Al Andalous l'invention d'un mythe: La réalité de l'Espagne des trois cultures
de Serafin Fanjul

critiqué par Vince92, le 15 novembre 2021
(Zürich - 46 ans)


La note:  étoiles
Déconstruire le mythe de l’Espagne des trois cultures
Dans un soucis de relativisme historique, il s’est développé en Espagne et en Europe le mythe selon lequel l’invasion de la péninsule ibérique par les Musulman au huitième siècle aurait conduit non seulement à une prospérité économique mais aussi à un épanouissement culturel voire civilisationnel de premier plan jusqu’à ce que les Barbares chrétiens achèvent leur reconquête, imposent leur intolérance religieuse et expulsent les derniers représentants de la religion de paix et d’amour.
Dans ce long essai, qui est la réunion (expurgée) pour le lectorat français de deux livres, Serafin Fanjul, un islamologue reconnu de l’Université espagnole s’attache à démontrer que ce rêve d’une civilisation particulière, harmonieuse et échappant aux affres de l’intolérance s’avère en réalité une chimère. Dans cet essai de plus de six cent pages, l’auteur démontre que tous les poncifs véhiculés par le goût des voyageurs européens, les intellectuels musulmans voire les écrivains espagnols eux-mêmes sont largement faux ou tout du moins à relativiser.
Tout d’abord, sur le fait que l’Espagne et le Portugal aient vu un changement de population significatif est faux : seuls environ 40 000 combattants ont accompagné l’invasion musulmane et défait l’ancien royaume wisigothique : l’occupation musulmane ne s’est jamais accompagné par une colonisation de peuplement. La conquête musulmane s’est effectuée sur les bases d’un pourrissement de l’ancien ordre politico-social renforcé par le fait que se convertir octroyait un statut très avantageux aux anciens Chrétiens et aux Juifs.
L’influence arabe (terme usurpé, les occupants étant majoritairement berbères…) dans le pays est largement usurpée même si la période d’occupation musulmane s’étire de 711 à 1492 : mœurs, toponymie, art culinaire, architecture, langue, dans tous ces domaines réputés colonisés par l’influence musulmane, Fanjul démontre la totale absence de fondement à ces thèses et l’inculture des pseudo-intellectuels qui propagent des contre-vérités. C’est ainsi par exemple qu’il démonte sur un chapitre entier le mythe selon lequel le flamenco devrait son existence à la culture musulmane, ou que dans un autre chapitre il décortique la toponymie du pays qu’on pourrait abusivement tirée de l’arabe mais qui découle en réalité du latin, du germain ou des langues vernaculaires.

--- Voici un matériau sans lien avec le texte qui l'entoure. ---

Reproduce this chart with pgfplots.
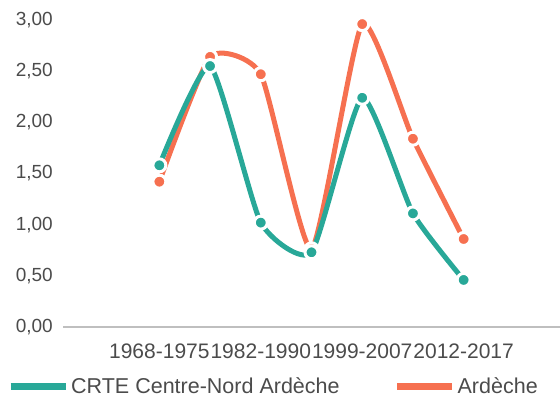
\documentclass[border=0pt]{standalone}
\usepackage{fontspec}
\setmainfont{Liberation Sans}
\usepackage{pgfplots}
\pgfplotsset{compat=1.18}
\definecolor{tealc}{RGB}{40,168,152}
\definecolor{orangec}{RGB}{246,112,80}
\definecolor{txt}{RGB}{75,75,75}
\begin{document}
\begin{tikzpicture}
\path[use as bounding box] (0pt,0pt) rectangle (560pt,400pt);
\begin{axis}[
  at={(63pt,73pt)}, anchor=south west,
  scale only axis, width=497pt, height=307pt,
  xmin=-1.9, xmax=7.9, ymin=0, ymax=3,
  axis x line*=bottom, axis y line*=left,
  y axis line style={draw=none},
  x axis line style={draw=black!25, line width=2pt},
  xtick={0,2,4,6},
  xticklabels={1968-1975,1982-1990,1999-2007,2012-2017},
  ytick={0,0.5,1,1.5,2,2.5,3},
  major tick length=0pt,
  yticklabel style={/pgf/number format/fixed, /pgf/number format/fixed zerofill,
    /pgf/number format/precision=2, /pgf/number format/use comma,
    /pgf/number format/assume math mode=true,
    font=\fontsize{19}{19}\selectfont, text=txt, anchor=east, inner sep=0pt, xshift=-10pt},
  xticklabel style={font=\fontsize{21}{21}\selectfont, text=txt, anchor=north, inner sep=0pt, yshift=-17pt},
  clip=false,
  legend style={at={(axis description cs:-0.1127,-0.193)}, anchor=west, draw=none, fill=none,
    inner sep=0pt, legend columns=2, font=\fontsize{21.5}{21.5}\selectfont, text=txt,
    nodes={inner ysep=0pt},
    /tikz/every even column/.append style={column sep=52pt}},
  legend image code/.code={\draw[#1, line width=7pt] (0pt,0pt) -- (55pt,0pt);},
]
\addplot[orangec, line width=5pt, smooth, tension=0.32, line cap=round,
  mark=*, mark size=6.5pt, mark options={fill=orangec, draw=white, line width=3pt}, forget plot]
  coordinates {(0,1.42) (1,2.64) (2,2.47) (3,0.76) (4,2.96) (5,1.84) (6,0.86)};
\addplot[tealc, line width=5pt, smooth, tension=0.32, line cap=round,
  mark=*, mark size=6.5pt, mark options={fill=tealc, draw=white, line width=3pt}, forget plot]
  coordinates {(0,1.58) (1,2.55) (2,1.02) (3,0.73) (4,2.24) (5,1.11) (6,0.46)};
\addlegendimage{tealc}
\addlegendentry{CRTE Centre-Nord Ardèche}
\addlegendimage{orangec}
\addlegendentry{Ardèche}
\end{axis}
\end{tikzpicture}
\end{document}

Fanjul s’attache enfin et plus particulièrement à relativiser les expulsions des Morisque au XVI e. siècle. Ces expulsions qui pourraient de prime abord apparaître cruelles et injustifiées s’inscrivent au contraire dans l’urgence politique de l’époque. Véritable cinquième colonne d’un ennemi (L’Islam conduit en premier lieu par l’Empire turc) décidé à abattre la Chrétienté, les anciens musulmans ne voulaient pas s’intégrer au nouvel ordre né de la Reconquête chrétienne : aidant les raids barbaresques sur les côtes du Levant, fomentant des révoltes comme la fameuse révolte des Alpujarras, les rois d’Espagne ont jugé qu’il leur fallait expulser ces sujets qui se réclamaient plus de l’ennemi que de leur autorité.
Ouvrage qui remet les pendules à l’heure, Al Andalous, le mythe de l’Espagne des trois cultures, pêche parfois par le ton qu’adopte son auteur… A côté des démonstrations implacables, Fanjul se laisse à invectiver ses opposants mélangeant parfois allègrement les genres de l’essai et du pamphlet. Par ailleurs, la construction un peu « artificielle » de l’ouvrage en français par la réunion de deux ouvrages distincts conduit parfois à des répétitions malencontreuses, mais, dans l’ensemble, le livre atteint son but : faire exploser les contre-vérités historiques qui polluent le débat actuel sur l’intégration, le multiculturalisme ou l’apport culturel de l’Islam dans notre civilisation.